**Exercise prompt**
Copy the lines below as they are; omit the images they contain.

=-=-=

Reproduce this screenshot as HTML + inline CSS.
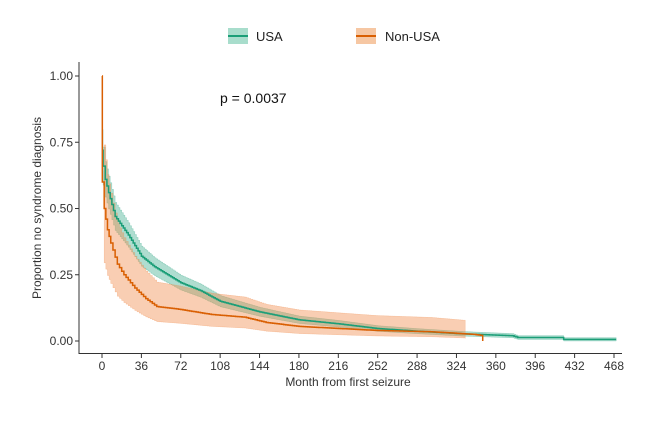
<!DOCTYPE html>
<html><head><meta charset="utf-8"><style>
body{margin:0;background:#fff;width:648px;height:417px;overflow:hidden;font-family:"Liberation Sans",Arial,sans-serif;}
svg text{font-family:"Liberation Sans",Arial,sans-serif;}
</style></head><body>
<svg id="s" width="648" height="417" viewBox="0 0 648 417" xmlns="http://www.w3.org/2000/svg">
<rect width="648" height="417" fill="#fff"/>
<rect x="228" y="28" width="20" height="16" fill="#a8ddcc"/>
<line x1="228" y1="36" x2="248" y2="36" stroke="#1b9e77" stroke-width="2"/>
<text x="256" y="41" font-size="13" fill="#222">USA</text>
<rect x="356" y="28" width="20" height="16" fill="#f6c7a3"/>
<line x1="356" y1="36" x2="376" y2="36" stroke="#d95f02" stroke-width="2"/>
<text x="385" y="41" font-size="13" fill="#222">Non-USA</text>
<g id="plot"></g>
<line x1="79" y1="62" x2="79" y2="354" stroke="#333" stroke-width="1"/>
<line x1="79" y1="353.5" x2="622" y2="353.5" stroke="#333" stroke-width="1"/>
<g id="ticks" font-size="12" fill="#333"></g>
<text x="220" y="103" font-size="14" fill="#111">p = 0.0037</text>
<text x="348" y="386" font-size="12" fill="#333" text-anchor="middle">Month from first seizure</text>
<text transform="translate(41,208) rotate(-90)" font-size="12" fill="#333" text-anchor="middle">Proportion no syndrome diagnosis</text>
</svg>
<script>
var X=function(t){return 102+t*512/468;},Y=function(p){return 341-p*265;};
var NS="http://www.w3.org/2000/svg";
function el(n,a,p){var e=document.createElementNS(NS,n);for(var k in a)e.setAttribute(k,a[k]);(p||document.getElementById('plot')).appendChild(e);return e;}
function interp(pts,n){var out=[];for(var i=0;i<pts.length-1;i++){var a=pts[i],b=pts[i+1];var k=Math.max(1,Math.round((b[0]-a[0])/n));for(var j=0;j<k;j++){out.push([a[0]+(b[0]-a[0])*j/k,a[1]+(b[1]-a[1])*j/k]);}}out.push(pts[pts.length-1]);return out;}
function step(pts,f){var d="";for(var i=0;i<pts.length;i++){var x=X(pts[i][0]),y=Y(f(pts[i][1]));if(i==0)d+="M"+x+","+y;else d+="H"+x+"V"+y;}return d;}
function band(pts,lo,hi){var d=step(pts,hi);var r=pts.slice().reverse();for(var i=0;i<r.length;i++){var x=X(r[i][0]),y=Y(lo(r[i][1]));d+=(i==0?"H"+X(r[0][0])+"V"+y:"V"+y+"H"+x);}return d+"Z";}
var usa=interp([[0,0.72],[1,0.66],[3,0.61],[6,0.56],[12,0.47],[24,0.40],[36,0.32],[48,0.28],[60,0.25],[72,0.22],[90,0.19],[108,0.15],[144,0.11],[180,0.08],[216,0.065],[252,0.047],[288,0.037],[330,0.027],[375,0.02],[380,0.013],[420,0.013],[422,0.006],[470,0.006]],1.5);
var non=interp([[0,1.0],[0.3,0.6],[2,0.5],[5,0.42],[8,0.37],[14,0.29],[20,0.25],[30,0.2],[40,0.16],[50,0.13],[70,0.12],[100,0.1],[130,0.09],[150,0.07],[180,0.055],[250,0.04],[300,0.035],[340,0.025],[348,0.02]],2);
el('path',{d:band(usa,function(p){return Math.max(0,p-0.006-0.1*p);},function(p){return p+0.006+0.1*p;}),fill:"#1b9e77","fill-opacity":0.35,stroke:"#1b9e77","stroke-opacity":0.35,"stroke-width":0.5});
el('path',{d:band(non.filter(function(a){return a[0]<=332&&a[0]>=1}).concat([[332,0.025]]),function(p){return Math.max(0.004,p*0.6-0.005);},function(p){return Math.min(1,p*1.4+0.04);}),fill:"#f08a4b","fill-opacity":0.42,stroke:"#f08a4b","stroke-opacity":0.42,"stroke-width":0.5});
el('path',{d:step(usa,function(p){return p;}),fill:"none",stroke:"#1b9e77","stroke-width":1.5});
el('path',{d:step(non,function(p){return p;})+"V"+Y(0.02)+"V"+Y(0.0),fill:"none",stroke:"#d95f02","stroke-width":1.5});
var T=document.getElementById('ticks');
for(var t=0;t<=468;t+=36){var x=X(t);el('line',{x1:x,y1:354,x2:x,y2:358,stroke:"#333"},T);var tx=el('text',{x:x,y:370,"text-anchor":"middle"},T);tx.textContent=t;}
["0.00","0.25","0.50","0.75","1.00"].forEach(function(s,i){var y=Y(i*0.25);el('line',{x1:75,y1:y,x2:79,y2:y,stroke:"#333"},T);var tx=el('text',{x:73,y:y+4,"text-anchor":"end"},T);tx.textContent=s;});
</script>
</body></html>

=-=-=

**Task result**
Reproduce this screenshot as HTML + inline CSS.
<!DOCTYPE html>
<html><head><meta charset="utf-8"><style>
body{margin:0;background:#fff;width:648px;height:417px;overflow:hidden;font-family:"Liberation Sans",Arial,sans-serif;}
svg text{font-family:"Liberation Sans",Arial,sans-serif;}
</style></head><body>
<svg id="s" width="648" height="417" viewBox="0 0 648 417" xmlns="http://www.w3.org/2000/svg">
<rect width="648" height="417" fill="#fff"/>
<rect x="228" y="28" width="20" height="16" fill="#a8ddcc"/>
<line x1="228" y1="36" x2="248" y2="36" stroke="#1b9e77" stroke-width="2"/>
<text x="256" y="41" font-size="13" fill="#222">USA</text>
<rect x="356" y="28" width="20" height="16" fill="#f6c7a3"/>
<line x1="356" y1="36" x2="376" y2="36" stroke="#d95f02" stroke-width="2"/>
<text x="385" y="41" font-size="13" fill="#222">Non-USA</text>
<g id="plot"></g>
<line x1="79" y1="62" x2="79" y2="354" stroke="#333" stroke-width="1"/>
<line x1="79" y1="353.5" x2="622" y2="353.5" stroke="#333" stroke-width="1"/>
<g id="ticks" font-size="12" fill="#333"></g>
<text x="220" y="103" font-size="14" fill="#111">p = 0.0037</text>
<text x="348" y="386" font-size="12" fill="#333" text-anchor="middle">Month from first seizure</text>
<text transform="translate(41,208) rotate(-90)" font-size="12" fill="#333" text-anchor="middle">Proportion no syndrome diagnosis</text>
</svg>
<script>
var X=function(t){return 102+t*512/468;},Y=function(p){return 341-p*265;};
var NS="http://www.w3.org/2000/svg";
function el(n,a,p){var e=document.createElementNS(NS,n);for(var k in a)e.setAttribute(k,a[k]);(p||document.getElementById('plot')).appendChild(e);return e;}
function interp(pts,n){var out=[];for(var i=0;i<pts.length-1;i++){var a=pts[i],b=pts[i+1];var k=Math.max(1,Math.round((b[0]-a[0])/n));for(var j=0;j<k;j++){out.push([a[0]+(b[0]-a[0])*j/k,a[1]+(b[1]-a[1])*j/k]);}}out.push(pts[pts.length-1]);return out;}
function step(pts,f){var d="";for(var i=0;i<pts.length;i++){var x=X(pts[i][0]),y=Y(f(pts[i][1]));if(i==0)d+="M"+x+","+y;else d+="H"+x+"V"+y;}return d;}
function band(pts,lo,hi){var d=step(pts,hi);var r=pts.slice().reverse();for(var i=0;i<r.length;i++){var x=X(r[i][0]),y=Y(lo(r[i][1]));d+=(i==0?"H"+X(r[0][0])+"V"+y:"V"+y+"H"+x);}return d+"Z";}
var usa=interp([[0,0.72],[1,0.66],[3,0.61],[6,0.56],[12,0.47],[24,0.40],[36,0.32],[48,0.28],[60,0.25],[72,0.22],[90,0.19],[108,0.15],[144,0.11],[180,0.08],[216,0.065],[252,0.047],[288,0.037],[330,0.027],[375,0.02],[380,0.013],[420,0.013],[422,0.006],[470,0.006]],1.5);
var non=interp([[0,1.0],[0.3,0.6],[2,0.5],[5,0.42],[8,0.37],[14,0.29],[20,0.25],[30,0.2],[40,0.16],[50,0.13],[70,0.12],[100,0.1],[130,0.09],[150,0.07],[180,0.055],[250,0.04],[300,0.035],[340,0.025],[348,0.02]],2);
el('path',{d:band(usa,function(p){return Math.max(0,p-0.006-0.1*p);},function(p){return p+0.006+0.1*p;}),fill:"#1b9e77","fill-opacity":0.35,stroke:"#1b9e77","stroke-opacity":0.35,"stroke-width":0.5});
el('path',{d:band(non.filter(function(a){return a[0]<=332&&a[0]>=1}).concat([[332,0.025]]),function(p){return Math.max(0.004,p*0.6-0.005);},function(p){return Math.min(1,p*1.4+0.04);}),fill:"#f08a4b","fill-opacity":0.42,stroke:"#f08a4b","stroke-opacity":0.42,"stroke-width":0.5});
el('path',{d:step(usa,function(p){return p;}),fill:"none",stroke:"#1b9e77","stroke-width":1.5});
el('path',{d:step(non,function(p){return p;})+"V"+Y(0.02)+"V"+Y(0.0),fill:"none",stroke:"#d95f02","stroke-width":1.5});
var T=document.getElementById('ticks');
for(var t=0;t<=468;t+=36){var x=X(t);el('line',{x1:x,y1:354,x2:x,y2:358,stroke:"#333"},T);var tx=el('text',{x:x,y:370,"text-anchor":"middle"},T);tx.textContent=t;}
["0.00","0.25","0.50","0.75","1.00"].forEach(function(s,i){var y=Y(i*0.25);el('line',{x1:75,y1:y,x2:79,y2:y,stroke:"#333"},T);var tx=el('text',{x:73,y:y+4,"text-anchor":"end"},T);tx.textContent=s;});
</script>
</body></html>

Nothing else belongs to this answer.